17 Ağustos 2024 Cumartesi

BAŞKENTTEN YANSIMALAR / İŞSİZLİK VE KARARSIZ DENGE

Cahit UYANIK 

Geçen hafta Yüksek Planlama Kurulu ilk toplantısını yaptı. İlk tahminlere göre 2004 yılında kişi başına düşen milli gelirin 3 bin 600 doların üzerine çıkacağı hesaplanıyor. 2001 yılında bu rakam 2 bin 100 dolar düzeyine kadar inmişti. Anlaşılan o ki kriz Türkiye'de gelir dağılımı pastasını iyice altüst etti. Çünkü milli gelirin dengeli dağılıp dağılmadığının en önemli göstergelerinden biri olan işsizlik oranlarında hiç bir iyileşme yaşanmazken, milli gelirin kriz öncesindeki rakamlara tırmanması açıkça bu anlama geliyor. 

Krizden önce bir iş sahibi ve milli gelir pastasından pay almakta iken, kriz sonrasında gelir düzeyi sıfıra düşen, borç harç yaşayarak iş bulduktan sonraki gelirini bile ipotek eden insanların milli gelire yansıması bu şekilde oluyor. Gelgelelim bu acı tablo kimse tarafından dile getirilmiyor. İğneyi kendimize çuvaldızı başkasına batıralım. Başta gazetelerin ekonomi sayfaları olmak üzere, dolar cinsinden maaşları cebe atan ekonomi sütunu sahiplerinin bu gerçeği dillendirmemesi çok acı...

Benzeri bir manzarayı Adalet Bakanı Cemil Çiçek'in bir Bakanlar Kurulu toplantısı sonrasında 1 milyon kişiye iş bulunduğunu iddia etmesi sonrasında da yaşamıştık. Nutku kurumuş, dili tutulmuş, kalemlerinin mürekkebi bitmiş yazarlar, bu açıklamanın ne kadar yanlış olduğunu yazamamışlardı. Ekonomi gazeteciliğinin alfabesinin 'Anlamlı bir sonuca ulaşmak istiyorsan, bir dönemi geçen yılın aynı dönemi ile karşılaştır' ilkesiyle başladığının önemi kalmamıştı çünkü...

Türkiye 2001 Krizi sonrasında yeni bir işsizlik konseptine geçti. İşsizlerin üçte birinin beyaz yakalılardan oluşması işsizliği dönemsel olmaktan çıkarıp yapısal bir sorun haline getirdi. Çünkü bu insanlar inşaatlarda kum çekemez, kara sabanın arkasına takılıp çift süremez. Beyaz yakalıyı istihdam etmek için masa, sandalye, bilgisayar, internet bağlantısı, yemek parası, sigorta primi, sağlık sigortası lazım. Kimsenin de şu anda bu masrafları yapmaya niyeti olmadığına göre, sorun yapısal bir hale dönüşüyor.
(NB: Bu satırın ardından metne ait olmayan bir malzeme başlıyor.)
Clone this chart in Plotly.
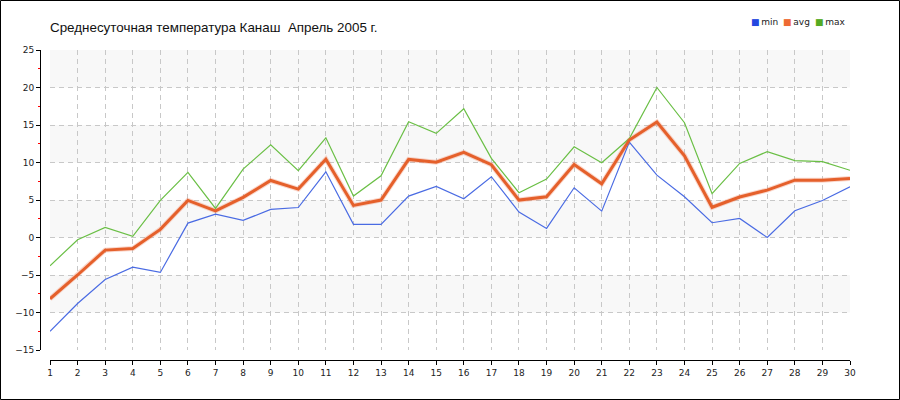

Bunun yanı sıra kalifiye olmayan işgücü ile çalışmaya alışık olan işyerleri de bu alışkanlıklarından vazgeçmeye başladılar. Çıkaracakları işçileri çıkarıp ellerinde kalanların verimliliğini artırmaya ve onları fazla mesai yaptırmaya başladılar. Bu, Türkiye'deki kalifiye olmayan işgücünün de giderek yapısal bir işsizlik sorunu ile boğuşmaya başlayacağının işareti...

Türkiye'nin acilen kabuk değiştirmeye başlayan işsizlik sorununa el atıp çözmek için bir eylem planı üzerinde durması gerekiyor. Siz faizleri istediğiniz kadar düşürün, faiz dışı fazlayı isterseniz yüzde 10'a çıkarın; ekonominin en temel problemi olan istihdam dengesini sağlamadıkça, oluşturduğunuz dengenin ismi 'kararsız denge' olur. O da bir gün, hiç istemediğiniz bir anda bozulabilir.

(Bu yazı Finansal Forum gazetesindeki Başkentten Yansımalar köşesinde  13 Ekim 2003 tarihinde yayınlanmıştır.)